After emptying a glass of Pinot Noir, head out to the Bridestowe Lavender Fields where you can wander the dream like purple fields and even enjoy a lavender ice cream (Tip: check the lavender flowering dates prior to arriving).
Bay of Fires
Fire red rocky coastlines form the bay of fires, edged with crystal clear turquoise water and white sand beaches. We know what you’re thinking. These descriptions are more synonymous with the mediteranian than with Tasmania, but we promise the east coast beaches give the tropics a run for their money. Explore the many walks along the stunning red coastline or give into your adventurous side and go mountain biking in St Helens.
Further south in Bicheno, you have the opportunity to snorkel off Governor Island, a marine reserve considered one of the best temperate diving locations in Australia and host to an array of spectacular underwater scenery. From here you can soak up the last of the day’s rays from the Lobster Shack, which apart from great local seafood, also has one of the best views out over Governor Island.
Freycinet National Park
Home to Wineglass Bay, the Freycinet National Park is a must see if you are travelling through the east coast of Tasmania. Set your alarm and wake up for the half hour climb to Wineglass Bay Lookout for sunrise. It’s well worth the early wake up call for the colourful display that will greet you. Once you’ve made your way down from the lookout, head over to Coles Bay for breakfast and a coffee like we did, or continue on over to one of the many beaches or walks dotted around the national park. Our personal highlight was taking a refreshing dip in Honeymoon Bay!
When looking for accommodation, you can book at the nearby towns of Bicheno or Coles Bay. There are both luxury and budget options available, but it can book out quickly so get in early!

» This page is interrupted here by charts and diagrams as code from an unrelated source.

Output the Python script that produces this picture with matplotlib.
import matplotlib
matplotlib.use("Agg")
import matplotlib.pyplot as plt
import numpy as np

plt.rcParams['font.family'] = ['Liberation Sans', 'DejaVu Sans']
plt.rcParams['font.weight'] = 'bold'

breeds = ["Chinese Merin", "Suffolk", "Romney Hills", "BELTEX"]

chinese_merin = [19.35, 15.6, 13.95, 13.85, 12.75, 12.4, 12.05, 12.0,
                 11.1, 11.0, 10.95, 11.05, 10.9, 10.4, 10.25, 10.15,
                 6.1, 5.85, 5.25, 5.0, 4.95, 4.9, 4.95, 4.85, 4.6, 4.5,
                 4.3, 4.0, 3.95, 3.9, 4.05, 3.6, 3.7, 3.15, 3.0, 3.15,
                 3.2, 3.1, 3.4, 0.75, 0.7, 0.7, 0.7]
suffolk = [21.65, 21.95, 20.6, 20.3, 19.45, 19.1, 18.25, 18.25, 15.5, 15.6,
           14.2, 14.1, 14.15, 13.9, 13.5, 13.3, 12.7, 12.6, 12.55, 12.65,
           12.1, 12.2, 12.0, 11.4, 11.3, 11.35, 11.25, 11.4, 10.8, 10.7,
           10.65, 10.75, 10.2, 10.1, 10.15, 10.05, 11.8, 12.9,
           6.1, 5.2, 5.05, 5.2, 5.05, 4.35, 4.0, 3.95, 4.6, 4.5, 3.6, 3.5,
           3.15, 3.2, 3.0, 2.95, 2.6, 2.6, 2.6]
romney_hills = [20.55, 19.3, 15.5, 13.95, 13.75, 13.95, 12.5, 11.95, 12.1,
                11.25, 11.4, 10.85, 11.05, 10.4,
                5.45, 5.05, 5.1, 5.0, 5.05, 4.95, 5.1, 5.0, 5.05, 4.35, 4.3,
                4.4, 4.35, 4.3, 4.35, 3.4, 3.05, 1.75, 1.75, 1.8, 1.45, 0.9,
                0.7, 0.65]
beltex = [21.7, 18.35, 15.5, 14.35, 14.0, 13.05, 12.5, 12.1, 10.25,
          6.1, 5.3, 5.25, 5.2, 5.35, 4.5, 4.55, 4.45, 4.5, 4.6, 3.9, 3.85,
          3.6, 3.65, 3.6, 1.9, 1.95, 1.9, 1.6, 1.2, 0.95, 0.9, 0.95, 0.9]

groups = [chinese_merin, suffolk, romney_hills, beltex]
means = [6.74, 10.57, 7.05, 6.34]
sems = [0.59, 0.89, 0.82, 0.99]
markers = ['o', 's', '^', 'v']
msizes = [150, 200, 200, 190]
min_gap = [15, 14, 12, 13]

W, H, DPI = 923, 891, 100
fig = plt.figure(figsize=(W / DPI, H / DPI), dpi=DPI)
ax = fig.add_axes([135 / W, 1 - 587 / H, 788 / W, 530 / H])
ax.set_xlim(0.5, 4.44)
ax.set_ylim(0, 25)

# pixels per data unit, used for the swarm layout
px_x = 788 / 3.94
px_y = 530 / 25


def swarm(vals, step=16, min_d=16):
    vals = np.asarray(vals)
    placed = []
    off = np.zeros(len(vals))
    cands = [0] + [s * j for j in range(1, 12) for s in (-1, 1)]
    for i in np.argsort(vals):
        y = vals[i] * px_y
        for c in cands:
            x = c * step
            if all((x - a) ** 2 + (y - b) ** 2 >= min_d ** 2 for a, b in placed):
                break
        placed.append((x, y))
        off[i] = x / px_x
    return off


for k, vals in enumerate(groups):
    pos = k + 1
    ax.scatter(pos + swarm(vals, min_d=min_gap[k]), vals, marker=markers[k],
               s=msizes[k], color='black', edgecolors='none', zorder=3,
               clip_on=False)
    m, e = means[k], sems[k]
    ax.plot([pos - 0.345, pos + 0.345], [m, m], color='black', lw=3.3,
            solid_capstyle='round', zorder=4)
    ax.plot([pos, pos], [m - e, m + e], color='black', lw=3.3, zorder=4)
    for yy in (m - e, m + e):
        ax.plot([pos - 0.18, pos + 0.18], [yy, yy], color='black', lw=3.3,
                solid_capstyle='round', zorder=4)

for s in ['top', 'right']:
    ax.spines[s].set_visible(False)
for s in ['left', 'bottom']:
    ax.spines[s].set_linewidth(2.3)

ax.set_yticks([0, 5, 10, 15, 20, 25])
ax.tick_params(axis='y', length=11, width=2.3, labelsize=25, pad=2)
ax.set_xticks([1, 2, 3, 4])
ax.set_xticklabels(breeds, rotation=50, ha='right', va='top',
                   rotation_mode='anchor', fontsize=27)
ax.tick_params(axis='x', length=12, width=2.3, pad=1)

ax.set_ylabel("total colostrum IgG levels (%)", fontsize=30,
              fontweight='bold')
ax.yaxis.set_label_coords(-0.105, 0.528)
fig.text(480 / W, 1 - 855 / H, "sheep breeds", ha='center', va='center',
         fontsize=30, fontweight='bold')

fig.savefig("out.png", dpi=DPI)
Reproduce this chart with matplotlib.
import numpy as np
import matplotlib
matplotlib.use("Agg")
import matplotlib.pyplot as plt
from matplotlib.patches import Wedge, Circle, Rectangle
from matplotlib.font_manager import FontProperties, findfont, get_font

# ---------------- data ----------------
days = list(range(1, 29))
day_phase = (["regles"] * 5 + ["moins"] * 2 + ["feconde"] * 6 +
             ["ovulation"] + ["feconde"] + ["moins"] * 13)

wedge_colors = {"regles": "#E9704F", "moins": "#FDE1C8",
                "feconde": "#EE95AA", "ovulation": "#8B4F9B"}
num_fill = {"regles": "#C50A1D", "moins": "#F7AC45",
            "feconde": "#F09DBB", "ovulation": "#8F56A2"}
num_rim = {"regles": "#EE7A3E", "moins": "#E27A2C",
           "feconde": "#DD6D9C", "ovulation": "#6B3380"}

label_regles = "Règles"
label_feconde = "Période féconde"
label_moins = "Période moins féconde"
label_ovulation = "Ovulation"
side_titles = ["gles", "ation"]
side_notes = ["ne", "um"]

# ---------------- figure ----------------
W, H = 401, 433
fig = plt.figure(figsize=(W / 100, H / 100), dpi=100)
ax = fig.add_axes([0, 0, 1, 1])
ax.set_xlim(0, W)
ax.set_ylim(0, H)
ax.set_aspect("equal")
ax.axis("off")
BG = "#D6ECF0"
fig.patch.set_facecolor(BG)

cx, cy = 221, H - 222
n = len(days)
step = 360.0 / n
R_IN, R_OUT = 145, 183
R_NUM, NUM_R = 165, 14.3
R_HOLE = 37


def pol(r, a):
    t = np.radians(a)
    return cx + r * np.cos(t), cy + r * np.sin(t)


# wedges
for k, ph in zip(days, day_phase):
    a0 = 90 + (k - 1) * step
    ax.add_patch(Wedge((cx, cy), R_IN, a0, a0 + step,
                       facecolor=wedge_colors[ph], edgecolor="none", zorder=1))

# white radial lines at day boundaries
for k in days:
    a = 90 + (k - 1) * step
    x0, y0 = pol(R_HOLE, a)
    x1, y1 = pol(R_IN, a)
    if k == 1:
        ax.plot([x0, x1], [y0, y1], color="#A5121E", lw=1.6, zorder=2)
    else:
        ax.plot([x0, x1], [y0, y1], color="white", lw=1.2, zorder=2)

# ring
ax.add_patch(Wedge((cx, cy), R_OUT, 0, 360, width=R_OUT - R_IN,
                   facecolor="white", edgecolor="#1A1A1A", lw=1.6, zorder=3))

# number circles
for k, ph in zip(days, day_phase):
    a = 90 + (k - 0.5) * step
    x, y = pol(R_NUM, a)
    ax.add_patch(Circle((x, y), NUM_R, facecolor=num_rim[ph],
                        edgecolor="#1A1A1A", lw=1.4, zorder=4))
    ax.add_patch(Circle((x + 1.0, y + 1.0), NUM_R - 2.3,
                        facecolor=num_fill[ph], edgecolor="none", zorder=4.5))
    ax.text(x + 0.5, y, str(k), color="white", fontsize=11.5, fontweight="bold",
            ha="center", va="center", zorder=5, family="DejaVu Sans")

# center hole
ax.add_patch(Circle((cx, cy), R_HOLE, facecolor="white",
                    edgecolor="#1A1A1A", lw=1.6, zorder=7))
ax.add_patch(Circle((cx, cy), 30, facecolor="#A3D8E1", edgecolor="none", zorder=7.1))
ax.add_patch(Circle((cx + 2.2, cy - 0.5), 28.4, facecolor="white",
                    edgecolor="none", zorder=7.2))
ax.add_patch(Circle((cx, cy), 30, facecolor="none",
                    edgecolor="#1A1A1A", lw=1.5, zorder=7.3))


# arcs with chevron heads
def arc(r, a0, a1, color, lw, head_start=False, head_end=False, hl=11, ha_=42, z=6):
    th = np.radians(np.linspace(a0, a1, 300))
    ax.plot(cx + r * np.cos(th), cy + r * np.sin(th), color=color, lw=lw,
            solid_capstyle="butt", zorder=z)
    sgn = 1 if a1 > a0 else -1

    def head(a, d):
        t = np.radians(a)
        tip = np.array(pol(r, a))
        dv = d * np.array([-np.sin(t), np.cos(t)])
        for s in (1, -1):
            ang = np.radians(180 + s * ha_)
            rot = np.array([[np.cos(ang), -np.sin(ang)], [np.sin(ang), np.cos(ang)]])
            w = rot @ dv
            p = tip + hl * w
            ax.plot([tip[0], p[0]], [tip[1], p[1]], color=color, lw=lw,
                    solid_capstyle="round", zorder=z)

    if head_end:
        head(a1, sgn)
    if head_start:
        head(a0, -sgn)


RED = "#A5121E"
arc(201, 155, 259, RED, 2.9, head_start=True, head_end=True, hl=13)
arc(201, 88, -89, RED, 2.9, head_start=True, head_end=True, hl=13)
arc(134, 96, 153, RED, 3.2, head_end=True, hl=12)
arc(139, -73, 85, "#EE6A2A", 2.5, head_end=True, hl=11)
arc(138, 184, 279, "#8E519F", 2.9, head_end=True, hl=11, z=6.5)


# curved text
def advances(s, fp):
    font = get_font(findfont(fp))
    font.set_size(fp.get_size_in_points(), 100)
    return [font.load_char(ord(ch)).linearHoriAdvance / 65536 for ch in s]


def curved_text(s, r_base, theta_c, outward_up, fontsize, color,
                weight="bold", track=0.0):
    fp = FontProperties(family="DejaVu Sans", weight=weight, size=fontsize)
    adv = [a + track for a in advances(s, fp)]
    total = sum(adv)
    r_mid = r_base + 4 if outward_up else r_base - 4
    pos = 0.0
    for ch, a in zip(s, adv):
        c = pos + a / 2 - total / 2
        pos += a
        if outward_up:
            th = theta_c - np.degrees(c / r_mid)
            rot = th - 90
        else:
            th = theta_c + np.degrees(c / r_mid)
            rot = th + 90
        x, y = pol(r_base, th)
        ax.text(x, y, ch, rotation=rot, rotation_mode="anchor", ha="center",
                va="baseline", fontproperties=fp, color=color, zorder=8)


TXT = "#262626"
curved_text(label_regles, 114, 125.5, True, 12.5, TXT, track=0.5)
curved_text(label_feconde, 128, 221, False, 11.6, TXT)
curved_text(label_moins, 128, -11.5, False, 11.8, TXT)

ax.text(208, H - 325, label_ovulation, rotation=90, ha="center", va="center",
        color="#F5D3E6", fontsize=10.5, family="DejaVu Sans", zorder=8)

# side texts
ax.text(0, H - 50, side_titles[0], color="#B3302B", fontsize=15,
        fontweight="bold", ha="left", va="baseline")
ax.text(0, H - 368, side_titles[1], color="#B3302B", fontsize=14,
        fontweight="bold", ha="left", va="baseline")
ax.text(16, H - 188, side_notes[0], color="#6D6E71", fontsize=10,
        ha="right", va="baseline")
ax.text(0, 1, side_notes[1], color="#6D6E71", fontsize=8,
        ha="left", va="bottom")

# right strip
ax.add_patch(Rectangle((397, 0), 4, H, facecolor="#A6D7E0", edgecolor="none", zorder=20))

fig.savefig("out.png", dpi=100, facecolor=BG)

Camping is also an option.
The birthplace of Truganini, Bruny Island is a short ferry ride from the town of Kettering, about an hour south of Hobart. Full of wildlife and untamed countryside. Bruny’s small population is spread out between the north and south of the island and is separated by ‘the neck’, a thin strip of land between the two parts of the island, which offers a great photo opportunity from a nearby viewing platform. One of the highlights of Bruny Island is watching the penguins who live along ‘The Neck’ come home after a long day of fishing!
Explore one of Australia's oldest lighthouses at Cape Bruny or learn more about our colonial history at Adventure Bay. Prefer to stretch your legs a bit more? Head out to one of the walks around Bruny Island. The Cape Elizabeth Walk will take you past natural stone arches, penguin rookeries and natural sand dunes and is a great way to spend the day.
The historic site of Port Arthur contains the remnants of a 19th century penal settlement and is now an open air museum. Take a guided tour around the site or wander the grounds at your own pace. Port Arthur is also famous for its wildlife and natural scenery, nestled between two capes: take a guided boat tour out to see the dramatic coastal cliffs and learn about the endangered bird species that call this place home. If you’re looking to further immerse yourself in the landscape, why not challenge yourself to the 4 hour return walk to Cape Hauy from Fortescue Bay. Here you can see ‘The Candlestick’ and ‘The Totem Pole’, monumental dolerite sea stacks that have to be seen to be believed. These are also popular for adventure seeking rock climbers, and you may be lucky enough to see them carrying out the impressive feat.